Is email dying?
The death of email | Analysis | Features | PC Pro
Should I worry about providing email for students in the future or just provide it for staff?

Is email dying?
The death of email | Analysis | Features | PC Pro
Should I worry about providing email for students in the future or just provide it for staff?
Email won't die, but it's use will change. The biggest change is already happening, as it shifts from a messaging system to a notification system - i.e. only used by automated systems. Until there is a single open system to replace it as a notification medium, it will remain.
Don't get it. you can get spam SMS and instant messages, and email is a good way to keep everything organised and backed up.
Email died the day Microsoft invented top posting. All hail google wave.
I think school kids aren't that interested in using school e-mail. The larger issue (discussed seriously in several places now) is the short messages and increasingly short attention spans re. pretty much any issue you care to mention. Ideas *that matter* tend to take quite a bit of text to explain/debate and very few can be done & dusted within 24 hours.
You see this so often nowadays: Something[tm] emerges.. twitter burns with howls of shallow outrage.. tomorrow the issue is the still there, but the protestors are not.

It's different for Atos CEO, Thierry Breton. He has his own personal secretary to handle his e-mail and other messages! As the following article states, ditching e-mail doesn't remove the interruptions.
Switching from one kind of interruption to another doesn't solve the problem—and indeed, a conscientious, well thought-out e-mail that included a number of points or questions might be less of a distraction that a regular barrage of instant messages.
Of course, for Breton the decision to abandon internal e-mail was easier than it is for most: Breton has a secretary. (Source)

Then you've signed up for too much rubbish or your filters aren't effective enough. I'm lucky if I receive 10 messages a day between personal and work. Even less that need actioning.You have 138 unread messages – and you’ve been away from your desk for only two hours.

Just in the last six months our email usage has tailed off.
Screenshot at 2012-05-23 19:07:44.png

Yeap, email is totally dead, just like postal mail and faxes don't exist anymore... oh, wait.
It will be sticking around for a while if just from user and business process inertia.

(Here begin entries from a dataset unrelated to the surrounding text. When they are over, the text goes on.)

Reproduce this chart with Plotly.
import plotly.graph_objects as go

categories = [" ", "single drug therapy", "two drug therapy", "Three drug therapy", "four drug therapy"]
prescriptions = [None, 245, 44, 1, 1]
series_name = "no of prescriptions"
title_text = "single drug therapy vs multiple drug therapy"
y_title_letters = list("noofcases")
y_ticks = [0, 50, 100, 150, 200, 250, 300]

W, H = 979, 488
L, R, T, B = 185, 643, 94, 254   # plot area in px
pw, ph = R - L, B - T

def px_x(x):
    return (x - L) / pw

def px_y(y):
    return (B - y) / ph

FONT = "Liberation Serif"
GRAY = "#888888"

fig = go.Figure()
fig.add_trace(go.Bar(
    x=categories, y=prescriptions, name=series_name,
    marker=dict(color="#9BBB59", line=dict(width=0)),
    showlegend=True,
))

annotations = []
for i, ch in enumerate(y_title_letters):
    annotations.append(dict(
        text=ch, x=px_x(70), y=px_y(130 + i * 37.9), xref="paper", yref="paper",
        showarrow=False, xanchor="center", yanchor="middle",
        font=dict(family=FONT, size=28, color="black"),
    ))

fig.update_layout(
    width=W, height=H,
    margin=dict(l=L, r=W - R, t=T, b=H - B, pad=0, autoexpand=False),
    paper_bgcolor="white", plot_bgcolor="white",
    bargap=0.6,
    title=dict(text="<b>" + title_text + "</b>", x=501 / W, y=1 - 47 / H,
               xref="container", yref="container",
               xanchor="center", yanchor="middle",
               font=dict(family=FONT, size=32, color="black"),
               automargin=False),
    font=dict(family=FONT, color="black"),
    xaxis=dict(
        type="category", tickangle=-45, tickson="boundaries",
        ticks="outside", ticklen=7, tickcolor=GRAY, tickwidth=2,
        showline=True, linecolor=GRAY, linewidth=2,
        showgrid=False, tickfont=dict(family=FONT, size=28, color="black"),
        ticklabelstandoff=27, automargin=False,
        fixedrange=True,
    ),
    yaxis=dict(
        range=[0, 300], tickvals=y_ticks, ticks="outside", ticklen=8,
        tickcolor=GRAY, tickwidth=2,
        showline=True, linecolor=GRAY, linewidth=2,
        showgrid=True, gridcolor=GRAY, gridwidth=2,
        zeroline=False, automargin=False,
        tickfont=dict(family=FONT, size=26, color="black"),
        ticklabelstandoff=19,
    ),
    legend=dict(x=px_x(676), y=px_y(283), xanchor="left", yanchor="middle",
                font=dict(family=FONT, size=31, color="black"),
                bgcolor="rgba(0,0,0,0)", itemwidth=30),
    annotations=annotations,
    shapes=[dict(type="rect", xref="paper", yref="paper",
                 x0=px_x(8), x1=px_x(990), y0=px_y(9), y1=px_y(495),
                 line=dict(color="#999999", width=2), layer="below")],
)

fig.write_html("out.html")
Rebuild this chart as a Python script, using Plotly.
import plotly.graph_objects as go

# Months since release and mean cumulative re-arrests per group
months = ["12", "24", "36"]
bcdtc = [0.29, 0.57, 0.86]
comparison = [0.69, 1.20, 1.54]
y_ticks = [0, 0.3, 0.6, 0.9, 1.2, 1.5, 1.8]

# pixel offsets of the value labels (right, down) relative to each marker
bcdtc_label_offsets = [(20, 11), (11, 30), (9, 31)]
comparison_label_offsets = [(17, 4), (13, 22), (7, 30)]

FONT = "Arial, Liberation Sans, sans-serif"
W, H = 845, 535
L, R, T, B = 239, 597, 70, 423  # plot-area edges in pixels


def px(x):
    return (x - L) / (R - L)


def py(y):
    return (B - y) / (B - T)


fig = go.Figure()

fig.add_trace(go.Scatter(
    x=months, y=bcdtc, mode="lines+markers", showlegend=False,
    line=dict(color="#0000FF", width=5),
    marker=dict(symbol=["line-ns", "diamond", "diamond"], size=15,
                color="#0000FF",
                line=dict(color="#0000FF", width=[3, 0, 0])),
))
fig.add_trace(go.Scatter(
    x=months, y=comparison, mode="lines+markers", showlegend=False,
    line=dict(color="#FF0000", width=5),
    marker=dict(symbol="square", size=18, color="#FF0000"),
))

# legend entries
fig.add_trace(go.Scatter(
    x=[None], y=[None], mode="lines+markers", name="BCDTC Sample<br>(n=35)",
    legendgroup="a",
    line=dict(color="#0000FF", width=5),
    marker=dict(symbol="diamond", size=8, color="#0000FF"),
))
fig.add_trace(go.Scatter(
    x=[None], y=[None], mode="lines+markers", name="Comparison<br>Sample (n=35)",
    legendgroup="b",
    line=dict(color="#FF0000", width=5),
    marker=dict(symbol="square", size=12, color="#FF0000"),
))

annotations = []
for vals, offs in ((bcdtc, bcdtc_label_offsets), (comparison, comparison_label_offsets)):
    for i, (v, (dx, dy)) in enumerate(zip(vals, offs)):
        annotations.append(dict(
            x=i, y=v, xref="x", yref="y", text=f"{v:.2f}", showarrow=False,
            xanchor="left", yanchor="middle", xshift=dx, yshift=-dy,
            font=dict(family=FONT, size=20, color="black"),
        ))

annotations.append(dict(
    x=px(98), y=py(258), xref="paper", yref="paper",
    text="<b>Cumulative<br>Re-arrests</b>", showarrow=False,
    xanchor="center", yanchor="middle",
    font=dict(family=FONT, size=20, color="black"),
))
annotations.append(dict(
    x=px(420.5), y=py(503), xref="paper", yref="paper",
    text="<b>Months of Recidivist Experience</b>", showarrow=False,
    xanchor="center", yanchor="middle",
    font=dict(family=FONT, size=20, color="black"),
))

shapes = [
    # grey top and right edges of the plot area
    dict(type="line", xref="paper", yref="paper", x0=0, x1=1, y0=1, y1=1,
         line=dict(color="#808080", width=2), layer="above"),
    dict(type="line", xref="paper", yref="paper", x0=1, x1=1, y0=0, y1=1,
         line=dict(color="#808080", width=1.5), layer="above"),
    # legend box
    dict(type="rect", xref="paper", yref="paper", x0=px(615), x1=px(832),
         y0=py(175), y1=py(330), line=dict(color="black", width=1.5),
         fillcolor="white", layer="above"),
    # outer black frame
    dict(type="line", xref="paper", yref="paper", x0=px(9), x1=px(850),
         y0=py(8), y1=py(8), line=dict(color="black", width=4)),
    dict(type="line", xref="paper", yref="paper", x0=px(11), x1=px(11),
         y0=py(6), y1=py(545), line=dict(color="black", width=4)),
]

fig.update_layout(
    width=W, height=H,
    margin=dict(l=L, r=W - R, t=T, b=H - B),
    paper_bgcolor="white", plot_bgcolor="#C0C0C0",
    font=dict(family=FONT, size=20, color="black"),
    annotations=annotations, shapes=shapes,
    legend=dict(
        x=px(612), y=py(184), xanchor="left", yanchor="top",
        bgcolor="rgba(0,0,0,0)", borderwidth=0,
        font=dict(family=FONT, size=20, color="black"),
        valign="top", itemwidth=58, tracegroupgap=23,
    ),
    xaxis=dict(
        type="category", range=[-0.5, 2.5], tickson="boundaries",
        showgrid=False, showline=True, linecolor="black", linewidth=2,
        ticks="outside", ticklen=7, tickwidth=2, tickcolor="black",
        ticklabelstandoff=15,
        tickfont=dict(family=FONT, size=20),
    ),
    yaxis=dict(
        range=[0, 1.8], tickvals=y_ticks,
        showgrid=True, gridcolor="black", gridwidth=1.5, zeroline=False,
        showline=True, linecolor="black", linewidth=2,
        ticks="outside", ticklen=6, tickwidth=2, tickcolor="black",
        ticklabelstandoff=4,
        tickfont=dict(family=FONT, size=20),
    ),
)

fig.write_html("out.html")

For the answer, see Betteridge's Law of Headlines.![]()

Email replaced memos in business. Memos are a necessary aspect of any business as it allows different people to pass information between each other to be actioned. Spewing instant messages or text messages at someone is not the same - they are not as persistent.
Not to mention, the idea that email disrupts peoples working day is nonsense. If people are allowing email to be disruptive, then they need to change the way they work. If I'm busy doing something, I ignore the phone and ignore my email. The only thing that will interrupt me is either an urgent helpdesk ticket or someone at the door in a panic. Everything else can wait.
Saying that email is dead is like saying that phone calls are dying out, or that trains will be the death of cars. Its nonsensical drivel peddled by people more interested in selling stories than actually looking at how people work.

The situation you describe is exactly the same attitude people had to email replacing memos ! ie "Spewing email messages at someone is not the same - they are not as persistent [as a memo]."
I'm quite happy with people sending me notes via chat or SMS, I have a record and its fine. I don't think it will kill email for a long while. But I understand why kids don't think in the same way that we do as well.

I think the article itself is interesting although I don't necessarily agree with the conclusion; it's a bit like the so called paperless office we were supposed to be moving towards.
It did start me wondering; I need to provision a new email service & confess I had been blinkered in thinking I needed to look at providing a service for all staff & every student. Staff email is a given at present, we need it and I don't see it being replaced or superceded anytime soon. I wonder if there is any value in providing am email account for every student though; I know that the current ICT curriculum teaches students about email, but I am wondering if it will be relevant in the future? I have asked the ICT teaching staff for their views.
I may end up providing a robust industrial strength email service for staff but look at something more lightweight for students who need it to support the curriculum rather than give all students access automatically.